Majority of Filipino Household Workers Still without a Weekly Day-off

In light of the recent controversy brought about by the distasteful disapproval of a social media influencer regarding the labour provisions of the law on domestic helpers in Kuwait, the sad reality is that a wide majority of domestic helpers do not get the prescribed weekly day off, despite the legal provisions to do so.

An informal survey conducted by the Kuwait Times with over 200 Filipino domestic helpers as respondents reveals that around 78 per cent of them do not get a day off from work every week. The results confirm the plight of domestic helpers in general, and the insubstantial observance of employers to governing domestic laws of their own country, which directly affects the basic rights and employees’ freedom in their work in the Gulf State.

78 per cent of Filipino Domestic Helpers in Kuwait Still without Weekly Day off despite Legal Requirement

It can be recalled that in May, a memorandum of agreement (MOA) had been signed by both Kuwait and the Philippines which clearly details the prescribed working hours and days off to be given to Filipino domestic helpers in Kuwait in exchange for the lifting of the temporary ban on the Gulf State.

However, two months following the signing of the MOA, more than two-thirds of Filipino household helpers still do not get a weekly day off from work they are entitled to by the State.

According to the report by the Kuwait Times, sponsors often treat domestic helpers, especially younger women, as a little more like children. And while these women are of legal age and are given huge responsibilities in the household, they are not allowed by their sponsors to go out without chaperones.

The reasoning often given by most sponsors include the possible risk of their helper finding a lover and getting pregnant, which is considered a crime that is subject to imprisonment since sex outside marriage is strictly forbidden in the country.  Also, employers are also averting the possibility of their helpers to run away.

The attitudes and misconceptions of sponsors hint at the real problem of the matter: sponsors think of their helpers as child-like and those who cannot be trusted despite the burden of labour and responsibilities in taking care of their employer’s household as well as tending to the needs of every family member including children, and sometimes even other relatives.

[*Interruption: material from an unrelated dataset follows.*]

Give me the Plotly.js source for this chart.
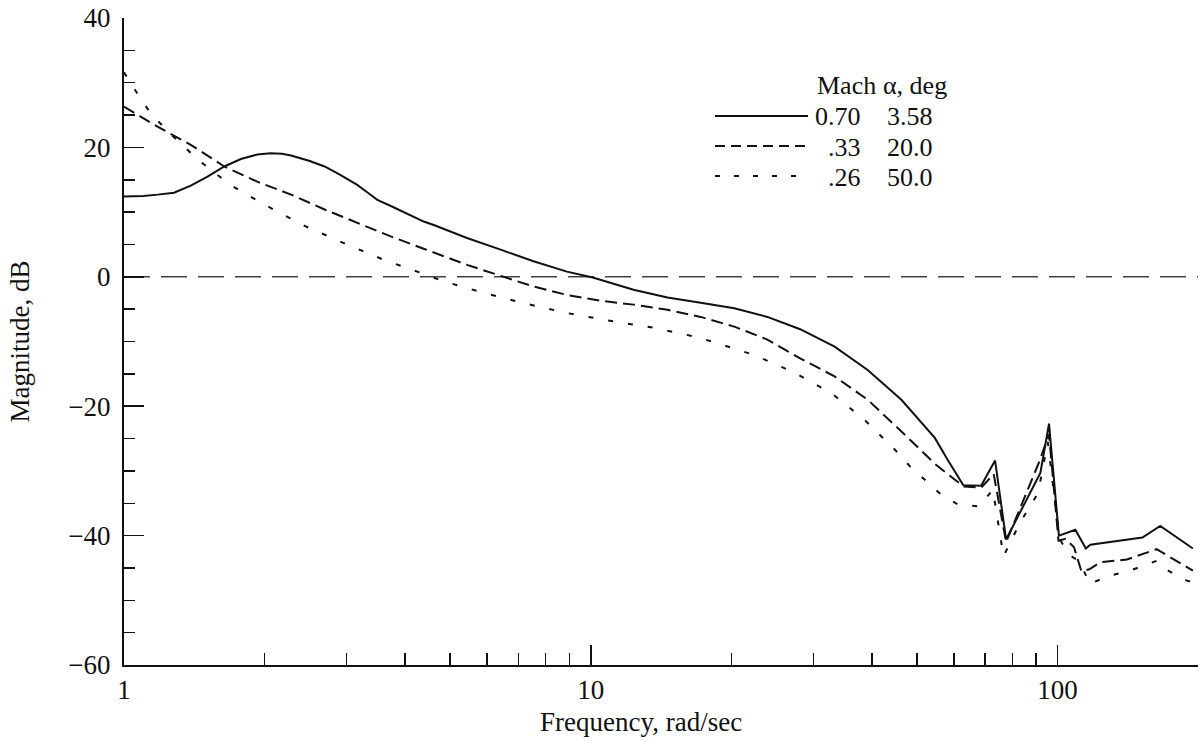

During his recent visit to Kuwait, Overseas Workers Welfare Administration (OWWA) Deputy Administrator Arnell Arevalo Ignacio had opened up the idea of a day care centre for Filipino housemaids. To this, local agency owners have shown initial interest in the idea, but have not made any concrete steps to work out a plan.

On his thoughts on this matter, Mr. Ignacio explained that the MOA had been signed and is regarded by the government. However, there are still a lot of things to be done in terms of its implementation, mechanism, and some groundwork to make sure that the needs of stakeholders are duly met.

Mr. Ignacio shared that he was instructed by the President to work out the details, as the MOA is not just a piece of paper to be signed and then left to be hanging.

As we have already seen some progress come out of the petition to improve labour rights and treatment of domestic helpers in Kuwait, as a nation, it is just as important that we no longer take a step back in terms of its execution and in the safeguarding of policies set to benefit all stakeholders involved.